1972 entdecken die aus Mörfelden-Walldorf stammenden jungen Kommunisten Alfred Arndt, Herbert Oswald und Gerd Schulmeyer im KZ Buchenwald Hinweise auf den Standort in ihrem Heimatort. Dort tut man sich mit der Erinnerung schwer – die drei Jugendlichen gelten als Nestbeschmutzer. Doch Zeitzeugen untermauern die Recherche Arndts, Oswalds und Schulmeyers. Einer dieser Augenzeugen berichtet, dass er im Herbst 1944 mit seinem Rad im Wald nahe Walldorf unterwegs war, um Fallobst zu sammeln.
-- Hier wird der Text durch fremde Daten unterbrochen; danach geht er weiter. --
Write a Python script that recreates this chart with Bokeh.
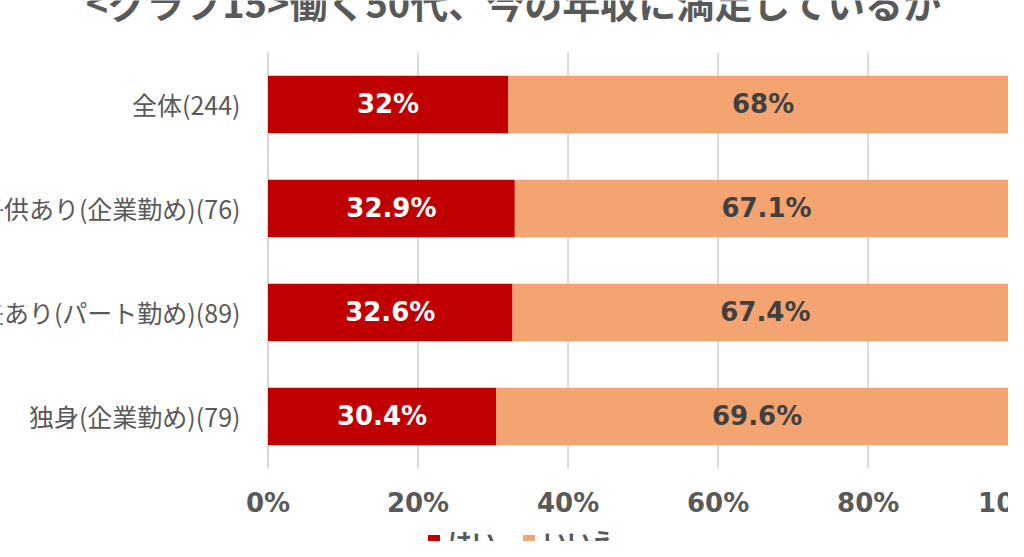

Plötzlich sah er zwei Häftlingsfrauen, die dort arbeiteten. Er gab ihnen ein paar Äpfel, musste jedoch flüchten, als ihn ein Wachmann anschrie, dass er verschwinden solle.

In den 90er-Jahren widmete sich der Flughafenbetreiber Fraport AG der Aufarbeitung seiner Vergangenheit. Die damals ausführende Baufirma Züblin beteiligte sich im Jahr 2000 an einem Zwangsarbeiter-Entschädigungsfond der deutschen Wirtschaft. Mittlerweile schützt eine keilförmige Einhausung die Überreste der KZ-Kellergewölbe. Die Gedenkstätte samt Lehrpfad wurde kürzlich fertiggestellt. Jeden ersten Sonntag im Monat kann sie von 13.30 Uhr bis 17 Uhr besichtigt werden.